### [DATA SECTION]
________________________
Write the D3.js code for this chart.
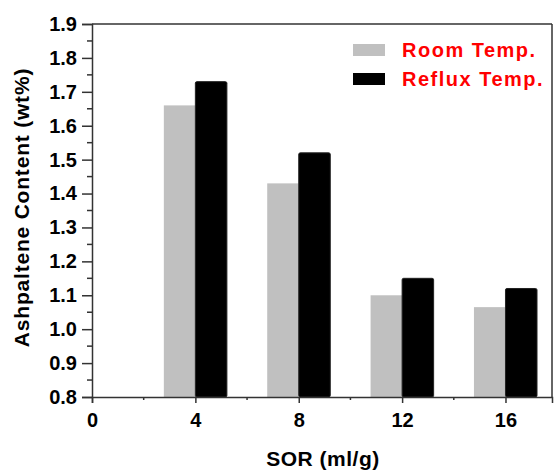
<!DOCTYPE html>
<html>
<head>
<meta charset="utf-8">
<script src="https://cdn.jsdelivr.net/npm/d3@7/dist/d3.min.js"></script>
<style>
  html, body { margin: 0; padding: 0; background: #fff; }
  svg { display: block; }
  text { font-family: "Liberation Sans", Arial, sans-serif; font-weight: bold; }
</style>
</head>
<body>
<svg id="chart" width="557" height="472"></svg>
<script>
// Solvent-to-oil ratio (ml/g) and asphaltene yield for each precipitation temperature
const sor = [4, 8, 12, 16];
const roomTemp = [1.66, 1.43, 1.10, 1.065];
const refluxTemp = [1.73, 1.52, 1.15, 1.12];
const seriesNames = ["Room Temp.", "Reflux Temp."];
const seriesColors = ["#c0c0c0", "#000000"];
const xTicks = [0, 4, 8, 12, 16];
const xMinorTicks = [2, 6, 10, 14];
const yTicks = [0.8, 0.9, 1.0, 1.1, 1.2, 1.3, 1.4, 1.5, 1.6, 1.7, 1.8, 1.9];

const svg = d3.select("#chart");
const plotLeft = 92, plotRight = 552, plotTop = 24, plotBottom = 397;

const x = d3.scaleLinear().domain([0, 17.8]).range([plotLeft, plotRight]);
const y = d3.scaleLinear().domain([0.8, 1.9]).range([plotBottom, plotTop]);
const barW = 1.22; // bar width in x units

// Bars: room temperature sits left of the tick, reflux right of it
const g = svg.append("g");
g.selectAll("rect.room").data(sor).enter().append("rect")
  .attr("class", "room")
  .attr("x", (d) => x(d - barW))
  .attr("y", (d, i) => y(roomTemp[i]))
  .attr("width", x(barW) - x(0))
  .attr("height", (d, i) => y(0.8) - y(roomTemp[i]))
  .attr("fill", seriesColors[0]);
g.selectAll("rect.reflux").data(sor).enter().append("rect")
  .attr("class", "reflux")
  .attr("x", (d) => x(d))
  .attr("y", (d, i) => y(refluxTemp[i]))
  .attr("width", x(barW) - x(0))
  .attr("height", (d, i) => y(0.8) - y(refluxTemp[i]))
  .attr("fill", seriesColors[1])
  .attr("stroke", "#222").attr("stroke-width", 1).attr("rx", 1.5);

// Frame: top and right borders
const axisColor = "#333";
svg.append("line").attr("x1", plotLeft).attr("x2", plotRight).attr("y1", plotTop).attr("y2", plotTop)
  .attr("stroke", axisColor).attr("stroke-width", 1.5);
svg.append("line").attr("x1", plotRight).attr("x2", plotRight).attr("y1", plotTop).attr("y2", plotBottom)
  .attr("stroke", axisColor).attr("stroke-width", 1.5);

// Y axis with minor ticks
const yMinor = d3.range(0.85, 1.9, 0.1);
const yAxisG = svg.append("g").attr("transform", `translate(${plotLeft},0)`)
  .call(d3.axisLeft(y).tickValues(yTicks).tickFormat(d3.format(".1f")).tickSize(10).tickPadding(5));
yAxisG.selectAll(".tick line").attr("stroke", axisColor).attr("stroke-width", 1.5);
yAxisG.select(".domain").attr("stroke", axisColor).attr("stroke-width", 1.5);
yAxisG.selectAll("text").attr("font-size", 20).attr("fill", "#000");
yAxisG.selectAll("line.minor").data(yMinor).enter().append("line")
  .attr("class", "minor")
  .attr("x1", 0).attr("x2", -5)
  .attr("y1", (d) => y(d)).attr("y2", (d) => y(d))
  .attr("stroke", axisColor).attr("stroke-width", 1.5);

// X axis with minor ticks
const xAxisG = svg.append("g").attr("transform", `translate(0,${plotBottom})`)
  .call(d3.axisBottom(x).tickValues(xTicks).tickFormat(d3.format("d")).tickSize(6).tickPadding(10));
xAxisG.selectAll(".tick line").attr("stroke", axisColor).attr("stroke-width", 1.5);
xAxisG.select(".domain").attr("stroke", axisColor).attr("stroke-width", 1.5);
xAxisG.selectAll("text").attr("font-size", 20).attr("fill", "#000");
xAxisG.selectAll("line.minor").data(xMinorTicks).enter().append("line")
  .attr("class", "minor")
  .attr("x1", (d) => x(d)).attr("x2", (d) => x(d))
  .attr("y1", 0).attr("y2", 3)
  .attr("stroke", axisColor).attr("stroke-width", 1.5);

// Axis titles
svg.append("text")
  .attr("x", 323).attr("y", 466)
  .attr("text-anchor", "middle").attr("font-size", 21)
  .attr("letter-spacing", 0.5)
  .text("SOR (ml/g)");
svg.append("text")
  .attr("transform", "translate(29,207.5) rotate(-90)")
  .attr("text-anchor", "middle").attr("font-size", 21)
  .attr("letter-spacing", 0.8)
  .text("Ashpaltene Content (wt%)");

// Legend
const legend = svg.append("g");
seriesNames.forEach((name, i) => {
  const ly = 50 + i * 29;
  legend.append("rect")
    .attr("x", 353).attr("y", ly - 6).attr("width", 32).attr("height", 12)
    .attr("fill", seriesColors[i]);
  legend.append("text")
    .attr("x", 402).attr("y", ly + 6.5)
    .attr("font-size", 20).attr("fill", "#ff0000")
    .attr("letter-spacing", 1.5)
    .text(name);
});
</script>
</body>
</html>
________________________
### [OBJECTIVE]
Replicate the material above verbatim; images stay out of the copy.

### [FULL RESPONSE]
Write the D3.js code for this chart.
<!DOCTYPE html>
<html>
<head>
<meta charset="utf-8">
<script src="https://cdn.jsdelivr.net/npm/d3@7/dist/d3.min.js"></script>
<style>
  html, body { margin: 0; padding: 0; background: #fff; }
  svg { display: block; }
  text { font-family: "Liberation Sans", Arial, sans-serif; font-weight: bold; }
</style>
</head>
<body>
<svg id="chart" width="557" height="472"></svg>
<script>
// Solvent-to-oil ratio (ml/g) and asphaltene yield for each precipitation temperature
const sor = [4, 8, 12, 16];
const roomTemp = [1.66, 1.43, 1.10, 1.065];
const refluxTemp = [1.73, 1.52, 1.15, 1.12];
const seriesNames = ["Room Temp.", "Reflux Temp."];
const seriesColors = ["#c0c0c0", "#000000"];
const xTicks = [0, 4, 8, 12, 16];
const xMinorTicks = [2, 6, 10, 14];
const yTicks = [0.8, 0.9, 1.0, 1.1, 1.2, 1.3, 1.4, 1.5, 1.6, 1.7, 1.8, 1.9];

const svg = d3.select("#chart");
const plotLeft = 92, plotRight = 552, plotTop = 24, plotBottom = 397;

const x = d3.scaleLinear().domain([0, 17.8]).range([plotLeft, plotRight]);
const y = d3.scaleLinear().domain([0.8, 1.9]).range([plotBottom, plotTop]);
const barW = 1.22; // bar width in x units

// Bars: room temperature sits left of the tick, reflux right of it
const g = svg.append("g");
g.selectAll("rect.room").data(sor).enter().append("rect")
  .attr("class", "room")
  .attr("x", (d) => x(d - barW))
  .attr("y", (d, i) => y(roomTemp[i]))
  .attr("width", x(barW) - x(0))
  .attr("height", (d, i) => y(0.8) - y(roomTemp[i]))
  .attr("fill", seriesColors[0]);
g.selectAll("rect.reflux").data(sor).enter().append("rect")
  .attr("class", "reflux")
  .attr("x", (d) => x(d))
  .attr("y", (d, i) => y(refluxTemp[i]))
  .attr("width", x(barW) - x(0))
  .attr("height", (d, i) => y(0.8) - y(refluxTemp[i]))
  .attr("fill", seriesColors[1])
  .attr("stroke", "#222").attr("stroke-width", 1).attr("rx", 1.5);

// Frame: top and right borders
const axisColor = "#333";
svg.append("line").attr("x1", plotLeft).attr("x2", plotRight).attr("y1", plotTop).attr("y2", plotTop)
  .attr("stroke", axisColor).attr("stroke-width", 1.5);
svg.append("line").attr("x1", plotRight).attr("x2", plotRight).attr("y1", plotTop).attr("y2", plotBottom)
  .attr("stroke", axisColor).attr("stroke-width", 1.5);

// Y axis with minor ticks
const yMinor = d3.range(0.85, 1.9, 0.1);
const yAxisG = svg.append("g").attr("transform", `translate(${plotLeft},0)`)
  .call(d3.axisLeft(y).tickValues(yTicks).tickFormat(d3.format(".1f")).tickSize(10).tickPadding(5));
yAxisG.selectAll(".tick line").attr("stroke", axisColor).attr("stroke-width", 1.5);
yAxisG.select(".domain").attr("stroke", axisColor).attr("stroke-width", 1.5);
yAxisG.selectAll("text").attr("font-size", 20).attr("fill", "#000");
yAxisG.selectAll("line.minor").data(yMinor).enter().append("line")
  .attr("class", "minor")
  .attr("x1", 0).attr("x2", -5)
  .attr("y1", (d) => y(d)).attr("y2", (d) => y(d))
  .attr("stroke", axisColor).attr("stroke-width", 1.5);

// X axis with minor ticks
const xAxisG = svg.append("g").attr("transform", `translate(0,${plotBottom})`)
  .call(d3.axisBottom(x).tickValues(xTicks).tickFormat(d3.format("d")).tickSize(6).tickPadding(10));
xAxisG.selectAll(".tick line").attr("stroke", axisColor).attr("stroke-width", 1.5);
xAxisG.select(".domain").attr("stroke", axisColor).attr("stroke-width", 1.5);
xAxisG.selectAll("text").attr("font-size", 20).attr("fill", "#000");
xAxisG.selectAll("line.minor").data(xMinorTicks).enter().append("line")
  .attr("class", "minor")
  .attr("x1", (d) => x(d)).attr("x2", (d) => x(d))
  .attr("y1", 0).attr("y2", 3)
  .attr("stroke", axisColor).attr("stroke-width", 1.5);

// Axis titles
svg.append("text")
  .attr("x", 323).attr("y", 466)
  .attr("text-anchor", "middle").attr("font-size", 21)
  .attr("letter-spacing", 0.5)
  .text("SOR (ml/g)");
svg.append("text")
  .attr("transform", "translate(29,207.5) rotate(-90)")
  .attr("text-anchor", "middle").attr("font-size", 21)
  .attr("letter-spacing", 0.8)
  .text("Ashpaltene Content (wt%)");

// Legend
const legend = svg.append("g");
seriesNames.forEach((name, i) => {
  const ly = 50 + i * 29;
  legend.append("rect")
    .attr("x", 353).attr("y", ly - 6).attr("width", 32).attr("height", 12)
    .attr("fill", seriesColors[i]);
  legend.append("text")
    .attr("x", 402).attr("y", ly + 6.5)
    .attr("font-size", 20).attr("fill", "#ff0000")
    .attr("letter-spacing", 1.5)
    .text(name);
});
</script>
</body>
</html>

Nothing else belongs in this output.